### Exercise description
Take the material below and retype it in full; pictures are left out.

### Material
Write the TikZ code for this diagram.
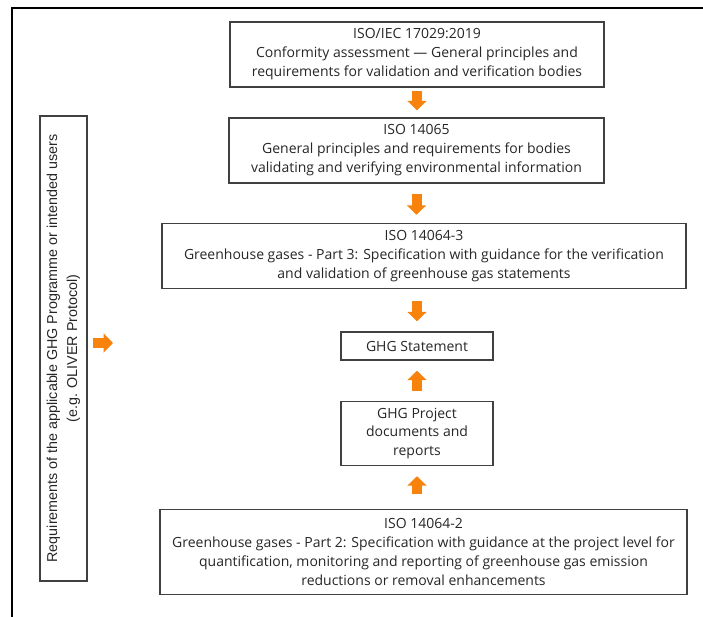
\documentclass[tikz,border=0pt]{standalone}
\usepackage{fontspec}
\usepackage{tikz}
\usetikzlibrary{positioning, arrows.meta, calc}
\newfontfamily\boxfont{Open Sans}
\newfontfamily\reqfont{Liberation Sans}
\definecolor{ghgorange}{RGB}{247,130,12}
\definecolor{boxgray}{RGB}{64,64,64}
\definecolor{textgray}{RGB}{38,38,38}

\begin{document}
\begin{tikzpicture}[x=0.75pt, y=-0.75pt,
    stdbox/.style={draw=boxgray, line width=1.1pt, rectangle, align=center, inner sep=0pt,
                   text=textgray, font=\boxfont\fontsize{10.5}{14.25}\selectfont},
    reqbox/.style={draw=boxgray, line width=1.1pt, rectangle, align=center, inner sep=0pt,
                   text=textgray, rotate=90, font=\reqfont\fontsize{10.75}{15}\selectfont},
    blockarrow/.style={draw=ghgorange, line width=7.5pt, -{Triangle[length=7pt, width=14pt]}}]
                \useasboundingbox (0,0) rectangle (703,617);

                % Frame, only its top and left sides show
                \coordinate (frameBL) at (12,640);
                \coordinate (frameTL) at (12,8);
                \coordinate (frameTR) at (720,8);
                \draw[line width=1.5pt, black] (frameBL) -- (frameTL) -- (frameTR);

                % Standards and documents
                \node[stdbox, minimum width=280.5pt, minimum height=48.75pt] (iec) at (417,54.5)
                    {ISO/IEC 17029:2019\\Conformity assessment \textemdash{} General principles and\\requirements for validation and verification bodies};
                \node[stdbox, minimum width=281.25pt, minimum height=48.75pt] (iso65) at (416.5,150.5)
                    {ISO 14065\\General principles and requirements for bodies\\validating and verifying environmental information};
                \node[stdbox, minimum width=393pt, minimum height=48.75pt] (iso643) at (424,256)
                    {ISO 14064-3\\Greenhouse gases - Part 3: Specification with guidance for the verification\\and validation of greenhouse gas statements};
                \node[stdbox, minimum width=114pt, minimum height=21pt] (stmt) at (417,346)
                    {GHG Statement};
                \node[stdbox, minimum width=114pt, minimum height=48pt, font=\boxfont\fontsize{10.5}{13.9}\selectfont] (docs) at (417,433.5)
                    {GHG Project\\documents and\\reports};
                \node[stdbox, minimum width=395.25pt, minimum height=63.75pt] (iso642) at (423.5,552)
                    {ISO 14064-2\\Greenhouse gases - Part 2: Specification with guidance at the project level for\\quantification, monitoring and reporting of greenhouse gas emission\\reductions or removal enhancements};

                % Programme requirements
                \node[reqbox, minimum width=348.75pt, minimum height=35.25pt] (req) at (63.5,348.5)
                    {Requirements of the applicable GHG Programme or intended users\\(e.g. OLIVER Protocol)};
                \coordinate (reqin) at (113,343);

                % Orange arrows
                \draw[blockarrow, shorten <=2.25pt, shorten >=5.25pt] (iec.south) -- (iec.south |- iso65.north);
                \draw[blockarrow, shorten <=7.5pt, shorten >=6pt] (iso65.south) -- (iso65.south |- iso643.north);
                \draw[blockarrow, shorten <=9pt, shorten >=7.5pt] (stmt.north |- iso643.south) -- (stmt.north);
                \draw[blockarrow, shorten <=7.5pt, shorten >=7.5pt] (docs.north) -- (stmt.south);
                \draw[blockarrow, shorten <=11.25pt, shorten >=7.5pt] (docs.south |- iso642.north) -- (docs.south);
                \draw[blockarrow, shorten <=3.75pt] (req.south |- reqin) -- (reqin);
\end{tikzpicture}
\end{document}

### Problem solution
Write the TikZ code for this diagram.
\documentclass[tikz,border=0pt]{standalone}
\usepackage{fontspec}
\usepackage{tikz}
\usetikzlibrary{positioning, arrows.meta, calc}
\newfontfamily\boxfont{Open Sans}
\newfontfamily\reqfont{Liberation Sans}
\definecolor{ghgorange}{RGB}{247,130,12}
\definecolor{boxgray}{RGB}{64,64,64}
\definecolor{textgray}{RGB}{38,38,38}

\begin{document}
\begin{tikzpicture}[x=0.75pt, y=-0.75pt,
    stdbox/.style={draw=boxgray, line width=1.1pt, rectangle, align=center, inner sep=0pt,
                   text=textgray, font=\boxfont\fontsize{10.5}{14.25}\selectfont},
    reqbox/.style={draw=boxgray, line width=1.1pt, rectangle, align=center, inner sep=0pt,
                   text=textgray, rotate=90, font=\reqfont\fontsize{10.75}{15}\selectfont},
    blockarrow/.style={draw=ghgorange, line width=7.5pt, -{Triangle[length=7pt, width=14pt]}}]
                \useasboundingbox (0,0) rectangle (703,617);

                % Frame, only its top and left sides show
                \coordinate (frameBL) at (12,640);
                \coordinate (frameTL) at (12,8);
                \coordinate (frameTR) at (720,8);
                \draw[line width=1.5pt, black] (frameBL) -- (frameTL) -- (frameTR);

                % Standards and documents
                \node[stdbox, minimum width=280.5pt, minimum height=48.75pt] (iec) at (417,54.5)
                    {ISO/IEC 17029:2019\\Conformity assessment \textemdash{} General principles and\\requirements for validation and verification bodies};
                \node[stdbox, minimum width=281.25pt, minimum height=48.75pt] (iso65) at (416.5,150.5)
                    {ISO 14065\\General principles and requirements for bodies\\validating and verifying environmental information};
                \node[stdbox, minimum width=393pt, minimum height=48.75pt] (iso643) at (424,256)
                    {ISO 14064-3\\Greenhouse gases - Part 3: Specification with guidance for the verification\\and validation of greenhouse gas statements};
                \node[stdbox, minimum width=114pt, minimum height=21pt] (stmt) at (417,346)
                    {GHG Statement};
                \node[stdbox, minimum width=114pt, minimum height=48pt, font=\boxfont\fontsize{10.5}{13.9}\selectfont] (docs) at (417,433.5)
                    {GHG Project\\documents and\\reports};
                \node[stdbox, minimum width=395.25pt, minimum height=63.75pt] (iso642) at (423.5,552)
                    {ISO 14064-2\\Greenhouse gases - Part 2: Specification with guidance at the project level for\\quantification, monitoring and reporting of greenhouse gas emission\\reductions or removal enhancements};

                % Programme requirements
                \node[reqbox, minimum width=348.75pt, minimum height=35.25pt] (req) at (63.5,348.5)
                    {Requirements of the applicable GHG Programme or intended users\\(e.g. OLIVER Protocol)};
                \coordinate (reqin) at (113,343);

                % Orange arrows
                \draw[blockarrow, shorten <=2.25pt, shorten >=5.25pt] (iec.south) -- (iec.south |- iso65.north);
                \draw[blockarrow, shorten <=7.5pt, shorten >=6pt] (iso65.south) -- (iso65.south |- iso643.north);
                \draw[blockarrow, shorten <=9pt, shorten >=7.5pt] (stmt.north |- iso643.south) -- (stmt.north);
                \draw[blockarrow, shorten <=7.5pt, shorten >=7.5pt] (docs.north) -- (stmt.south);
                \draw[blockarrow, shorten <=11.25pt, shorten >=7.5pt] (docs.south |- iso642.north) -- (docs.south);
                \draw[blockarrow, shorten <=3.75pt] (req.south |- reqin) -- (reqin);
\end{tikzpicture}
\end{document}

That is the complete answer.